» **Goal**:
Copy every line that mentions the word "this".

» **The input**:
★ ★ ★ ★
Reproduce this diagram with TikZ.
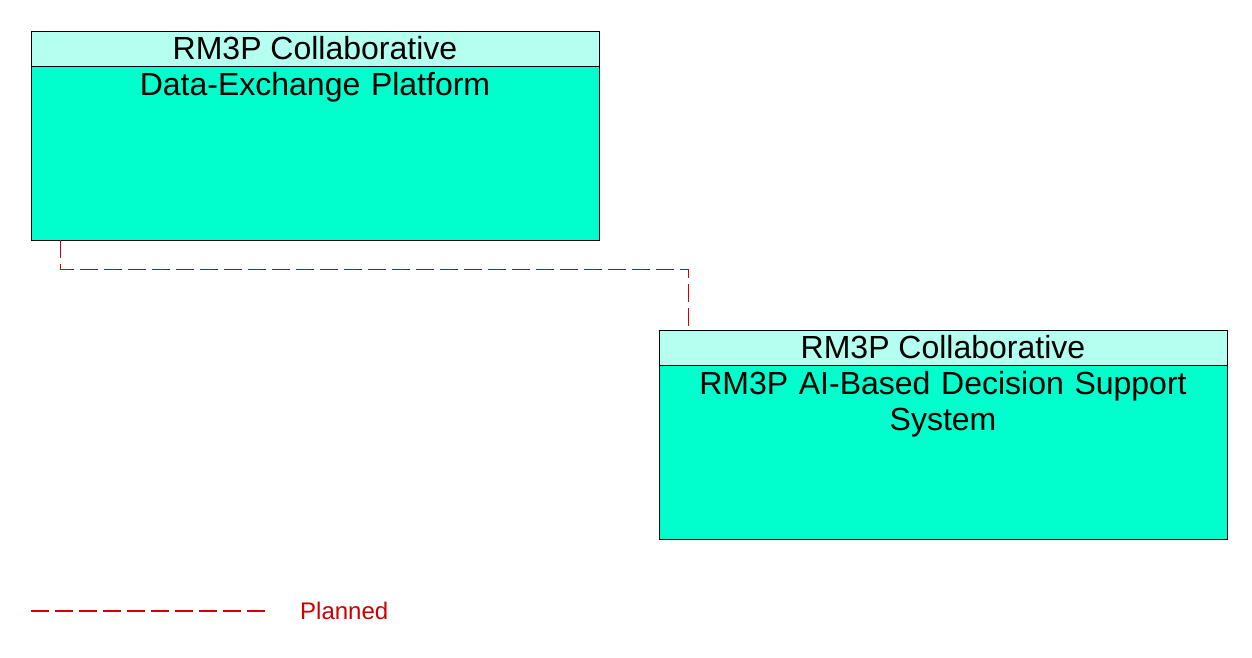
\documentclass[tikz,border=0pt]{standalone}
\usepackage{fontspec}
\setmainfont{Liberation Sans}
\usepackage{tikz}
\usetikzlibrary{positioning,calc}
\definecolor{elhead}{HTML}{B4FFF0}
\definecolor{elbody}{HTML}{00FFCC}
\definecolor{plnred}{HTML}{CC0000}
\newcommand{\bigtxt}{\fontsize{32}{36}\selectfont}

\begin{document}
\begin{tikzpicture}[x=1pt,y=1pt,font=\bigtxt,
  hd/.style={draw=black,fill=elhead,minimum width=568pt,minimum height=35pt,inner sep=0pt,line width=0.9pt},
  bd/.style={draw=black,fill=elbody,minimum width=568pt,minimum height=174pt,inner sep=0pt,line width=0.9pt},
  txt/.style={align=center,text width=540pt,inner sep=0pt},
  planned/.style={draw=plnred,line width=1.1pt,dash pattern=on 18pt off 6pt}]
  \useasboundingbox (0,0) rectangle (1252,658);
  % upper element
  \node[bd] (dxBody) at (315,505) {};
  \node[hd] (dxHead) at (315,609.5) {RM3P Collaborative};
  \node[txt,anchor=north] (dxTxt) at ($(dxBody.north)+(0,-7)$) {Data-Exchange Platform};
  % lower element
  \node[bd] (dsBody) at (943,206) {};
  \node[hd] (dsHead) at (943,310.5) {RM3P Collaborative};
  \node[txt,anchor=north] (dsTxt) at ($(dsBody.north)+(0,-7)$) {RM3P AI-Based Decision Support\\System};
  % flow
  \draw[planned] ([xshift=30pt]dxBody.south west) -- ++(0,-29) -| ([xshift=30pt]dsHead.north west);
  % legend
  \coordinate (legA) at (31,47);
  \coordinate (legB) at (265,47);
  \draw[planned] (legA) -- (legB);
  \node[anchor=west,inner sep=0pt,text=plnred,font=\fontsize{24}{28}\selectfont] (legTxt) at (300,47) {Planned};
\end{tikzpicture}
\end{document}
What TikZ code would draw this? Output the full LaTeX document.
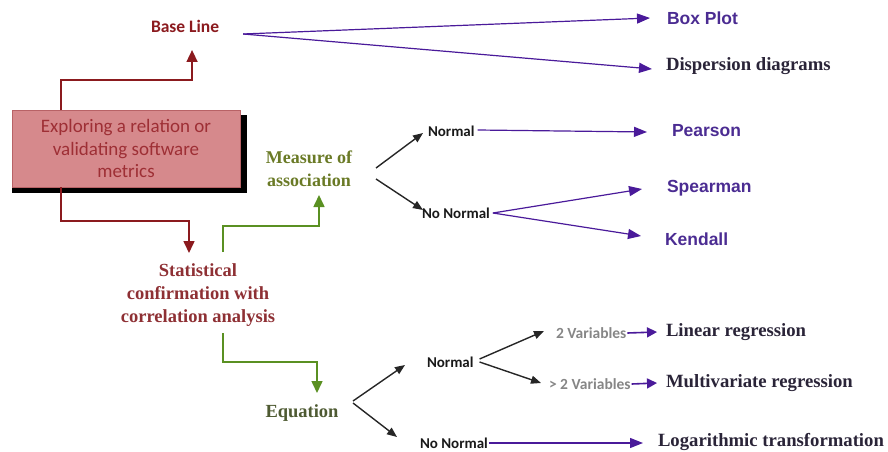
★ ★ ★ ★
» **Solved exercise**:
Reproduce this diagram with TikZ.
What TikZ code would draw this? Output the full LaTeX document.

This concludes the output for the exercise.